The U.S. added 263,000 jobs in November, and the unemployment rate remains at 3.7%, according to the latest Employment Situation Summary from the U.S. Bureau of Labor Statistics.
The analysis found that the amount of jobs added in November is roughly in line with
average growth over the prior three months (+282,000). Also, monthly job growth has averaged 392,000 so far in 2022, compared with 562,000 per month in 2021.
Additionally, the analysis found that notable job gains occurred in leisure and hospitality, health care, and government. Employment declined in retail trade and in transportation and warehousing.
- Leisure and hospitality added 88,000 jobs, including a gain of 62,000 in food services and drinking places. Employment in leisure and hospitality is below its pre-pandemic February 2020 level by 980,000, or 5.8%.
- Employment in health care rose by 45,000, with gains in ambulatory health care services (+23,000), hospitals (+11,000), and nursing and residential care facilities (+10,000).
- Government added 42,000 jobs, mostly in local government (+32,000). Since February 2020, government employment is down by 461,000, or 2%.
- Jobs in retail trade declined by 30,000. Job losses in general merchandise stores (-32,000), electronics and appliance stores (-4,000), and furniture and home furnishings stores (-3,000) were partially offset by a gain in motor vehicle and parts dealers (+10,000). Retail trade employment has fallen by 62,000 since August.
- Transportation and warehousing jobs declined by 15,000, and has decreased by 38,000 since July. Job losses in warehousing and storage (-13,000) and in couriers and messengers (-12,000) were partially offset by a gain in air transportation (+4,000).
- Average hourly earnings for all employees on private nonfarm payrolls rose by 18 cents, or 0.6%, to $32.82. Average hourly earnings of private-sector production and nonsupervisory employees rose by 19 cents, or 0.7%, to $28.10.
- Both the labor force participation rate, at 62.1%, and the employment-population ratio, at 59.9%, were little changed and have shown little net change since early this year. These measures are each 1.3 percentage points below their values in February 2020, prior to the COVID-19 pandemic.
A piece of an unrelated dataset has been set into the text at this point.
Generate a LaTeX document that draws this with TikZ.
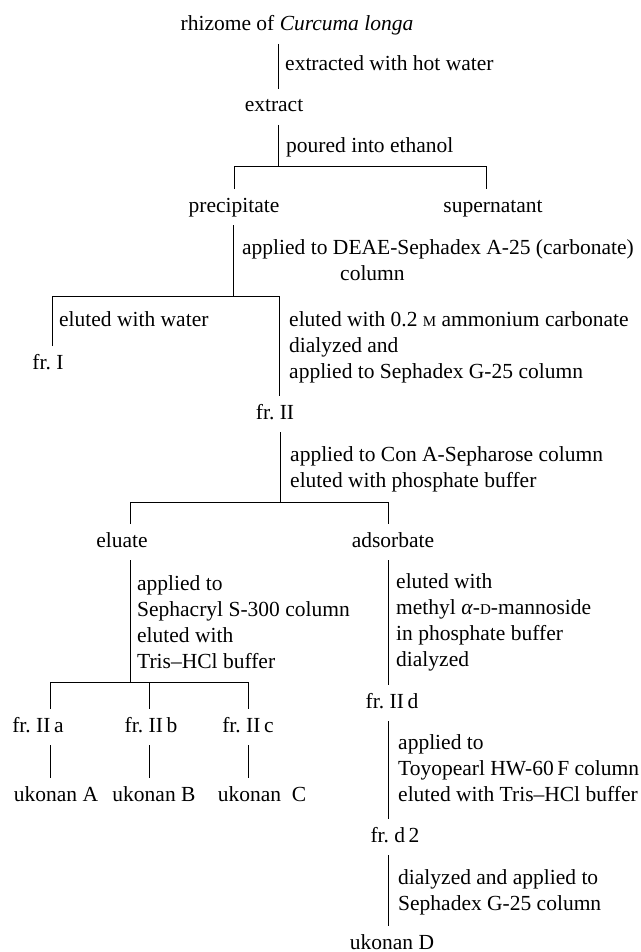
\documentclass[tikz,border=0pt]{standalone}
\usepackage{fontspec}
\setmainfont{Liberation Serif}

\newcommand{\smallcap}[1]{{\fontsize{15pt}{15pt}\selectfont #1}}

\begin{document}
\begin{tikzpicture}[x=1pt, y=-1pt, font=\fontsize{21.5pt}{26pt}\selectfont]
      % Define block styles
      \tikzstyle{stage} = [anchor=base, inner xsep=1pt, inner ysep=0pt, text height=15pt, text depth=5pt, outer ysep=8pt]
      \tikzstyle{treat} = [anchor=base west, align=left, inner sep=0pt]
      \tikzstyle{line} = [draw, line width=1pt]

      \useasboundingbox (0,0) rectangle (640,952);

      % Place fractions
      \node [stage] (rhizome) at (297,31) {rhizome of \textit{Curcuma longa}};
      \node [stage] (extract) at (274,112) {extract};
      \node [stage] (precip) at (234,212) {precipitate};
      \node [stage] (super) at (493,212) {supernatant};
      \node [stage] (frI) at (48,369) {fr.\ I};
      \node [stage] (frII) at (275,419) {fr.\ II};
      \node [stage] (eluate) at (122,547) {eluate};
      \node [stage] (adsorb) at (393,547) {adsorbate};
      \node [stage] (frIIa) at (38,732) {fr.\ II\,a};
      \node [stage] (frIIb) at (151,732) {fr.\ II\,b};
      \node [stage] (frIIc) at (248,732) {fr.\ II\,c};
      \node [stage] (ukA) at (56,801) {ukonan A};
      \node [stage] (ukB) at (154,801) {ukonan B};
      \node [stage] (ukC) at (262,801) {ukonan\ \ C};
      \node [stage] (frIId) at (392,708) {fr.\ II\,d};
      \node [stage] (frd2) at (395,842) {fr.\ d\,2};
      \node [stage] (ukD) at (392,949) {ukonan D};

      % Place treatments (at the baseline of the last line)
      \node [treat] (hotwater) at (285,71) {extracted with hot water};
      \node [treat] (ethanol) at (286,153) {poured into ethanol};
      \node [treat] (deae) at (242,280) {applied to DEAE-Sephadex A-25 (carbonate)\\\hspace*{98pt}column};
      \node [treat] (water) at (59,326) {eluted with water};
      \node [treat] (ammon) at (289,378) {eluted with 0.2 \smallcap{M} ammonium carbonate\\dialyzed and\\applied to Sephadex G-25 column};
      \node [treat] (cona) at (290,487) {applied to Con A-Sepharose column\\eluted with phosphate buffer};
      \node [treat] (sephacryl) at (137,668) {applied to\\Sephacryl S-300 column\\eluted with\\Tris--HCl buffer};
      \node [treat] (mannose) at (396,666) {eluted with\\methyl \textit{α}-\smallcap{D}-mannoside\\in phosphate buffer\\dialyzed};
      \node [treat] (toyo) at (398,801) {applied to\\Toyopearl HW-60\,F column\\eluted with Tris--HCl buffer};
      \node [treat] (g25) at (398,910) {dialyzed and applied to\\Sephadex G-25 column};

      % Junctions
      \coordinate (j1) at (278,167);
      \coordinate (s1) at (486,167);
      \coordinate (j2) at (233,296);
      \coordinate (b2l) at (52,296);
      \coordinate (b2r) at (279,296);
      \coordinate (j3) at (280,502);
      \coordinate (b3l) at (130,502);
      \coordinate (b3r) at (388,502);
      \coordinate (j4) at (130,682);
      \coordinate (b4a) at (50,682);
      \coordinate (b4b) at (149,682);
      \coordinate (b4c) at (248,682);

      % Draw lines
      \path [line] (rhizome.south -| j1) -- (extract.north -| j1);
      \path [line] (extract.south -| j1) -- (j1);
      \path [line] (precip.north) |- (s1) -- (s1 |- super.north);
      \path [line] (precip.south -| j2) -- (j2);
      \path [line] (b2l |- frI.north) -- (b2l) -- (b2r) -- (b2r |- frII.north);
      \path [line] (frII.south -| j3) -- (j3);
      \path [line] (b3l |- eluate.north) -- (b3l) -- (b3r) -- (b3r |- adsorb.north);
      \path [line] (eluate.south -| j4) -- (j4);
      \path [line] (b4a |- frIIa.north) -- (b4a) -- (b4c) -- (b4c |- frIIc.north);
      \path [line] (b4b) -- (b4b |- frIIb.north);
      \foreach \fr/\uk/\b in {frIIa/ukA/b4a, frIIb/ukB/b4b, frIIc/ukC/b4c}
        \path [line] (\fr.south -| \b) -- (\uk.north -| \b);
      \path [line] (adsorb.south -| b3r) -- (frIId.north -| b3r);
      \path [line] (frIId.south -| b3r) -- (frd2.north -| b3r);
      \path [line] (frd2.south -| b3r) -- (ukD.north -| b3r);
\end{tikzpicture}
\end{document}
MBA SVP and Chief Economist Mike Fratantoni commented:
“Job growth slowed, and the unemployment rate was unchanged in November. Despite this better-than-expected report, MBA is holding to its forecast of a recession in the U.S. in the first half of 2023. While the payroll survey showed a slower pace of growth, the household survey again showed an outright decline in employment–with a drop of 138,000 in November. With other data showing declines in job openings and increases in announced layoffs, we do expect further weakening ahead, with the unemployment rate likely to reach 5.5% by the end of 2023.
“Although wage growth picked up last month, it remains below the pace of inflation, meaning that households will increasingly have a difficult time managing these higher costs.
“A weakening job market will eventually be a negative for the housing market, as it will reduce demand. However, reaching the Federal Reserve’s goal of reducing inflation will be a benefit to those still in a position to buy a home, as it will bring down mortgage rates and improve affordability.”
Realtor.com Senior Economist George Ratiu commented:
“Economic growth continued on a positive path partway through the fourth quarter of this year, as payroll employment advanced in November to the tune of 263,000 net new jobs, outpacing market expectations. Employment gains were particularly notable in leisure and hospitality, health care, and government. Meanwhile, retail trade, as well as transportation and warehousing saw job cuts during the month.
“The headline unemployment rate remained unchanged at 3.7%, with the number of unemployed persons at 6.0 million. With one month to go before the year’s end, labor markets remain in a solid position. This week’s separate report on job openings highlighted that there were 10.3 million open positions in October, offering about 1.7 openings for each unemployed worker. Meanwhile, 4 million people quit their jobs during the month, looking for better employment.
“While the Federal Reserve considers this tight labor market concerning, as it keeps upward pressure on wages, growth in incomes is helping American families cope with rising prices and housing costs. Average hourly earnings for private employees reached $32.82 in October, a 5.1% yearly gain. With inflation seeing early signs of moderation, all eyes are on 2023 and the hope that the economy may achieve the Fed’s desired soft landing. Housing markets stand to see continued interest in transactions in the year ahead, albeit at a slower pace. With the number of employed workers and wages still rising, households are in a stronger position to weather higher home prices and interest rates. On a positive note, the inventory of homes for sale continues rising and the share of properties with price reductions grows, offering homebuyers more opportunities.”